Fermion Bags in the Massive Gross-Neveu Model

TL;DR

This paper investigates the formation, stability, and properties of fermion bag solutions in the massive Gross-Neveu model, revealing their time dependence, calculating their masses, and analyzing their behavior near the massless limit.

Contribution

It provides a non-perturbative analysis of fermion bags in a non-integrable 1+1D field theory, extending previous work to include mass effects and time dependence.

Findings

Fermion bags are necessarily time dependent.

Bag masses are calculated and shown to be stable.
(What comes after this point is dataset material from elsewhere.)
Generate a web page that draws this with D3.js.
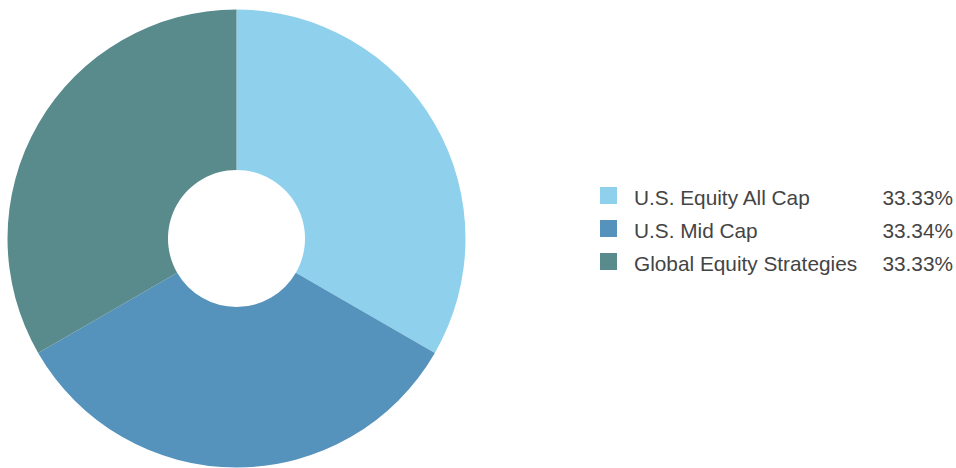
<!DOCTYPE html>
<html>
<head>
<meta charset="utf-8">
<script src="https://cdn.jsdelivr.net/npm/d3@7"></script>
<style>
  html, body { margin: 0; padding: 0; background: #fff; }
  svg { display: block; }
</style>
</head>
<body>
<svg id="chart" width="956" height="468"></svg>
<script>
const categories = ["U.S. Equity All Cap", "U.S. Mid Cap", "Global Equity Strategies"];
const values = [33.33, 33.34, 33.33];
const colors = ["#8fd1ec", "#5593bd", "#5a8b8c"];
const valueLabels = ["33.33%", "33.34%", "33.33%"];

const svg = d3.select("#chart");
const cx = 236.5, cy = 238.5, outerR = 229, innerR = 68.5;

const data = categories.map((c, i) => ({ name: c, value: values[i], color: colors[i], label: valueLabels[i] }));

const pie = d3.pie().value(d => d.value).sort(null);
const arc = d3.arc().innerRadius(innerR).outerRadius(outerR);

svg.append("g")
  .attr("transform", `translate(${cx},${cy})`)
  .selectAll("path")
  .data(pie(data))
  .join("path")
  .attr("d", arc)
  .attr("fill", d => d.data.color);

// Legend: one row per slice, baseline positions from a point scale
const legendY = d3.scalePoint().domain(categories).range([204.5, 270.5]);
const legend = svg.append("g")
  .attr("font-family", "'Liberation Sans', Arial, sans-serif")
  .attr("font-size", 20.8)
  .attr("fill", "#444");

const rows = legend.selectAll("g")
  .data(data)
  .join("g")
  .attr("transform", d => `translate(0,${legendY(d.name)})`);

rows.append("rect")
  .attr("x", 600).attr("y", -17.5)
  .attr("width", 17).attr("height", 17)
  .attr("fill", d => d.color);

rows.append("text")
  .attr("x", 634)
  .text(d => d.name);

rows.append("text")
  .attr("x", 953)
  .attr("text-anchor", "end")
  .text(d => d.label);
</script>
</body>
</html>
Non-analytic behavior near the massless limit due to kink-antikink threshold.

Abstract

As has long been known, it is energetically favorable for massive fermions to deform the homogeneous vacuum around them, giving rise to extended bag-like objects. We study this phenomenon non-perturbatively in a model field theory, the $1+1$ dimensional Massive Gross-Neveu model, in the large $N$ limit. We prove that the bags in this model are necessarily time dependent. We calculate their masses variationally and demonstrate their stability. We find a non-analytic behavior in these masses as we approach the standard massless Gross-Neveu model and argue that this behavior is caused by the kink-antikink threshold. This work extends our previous work to a non-integrable field theory.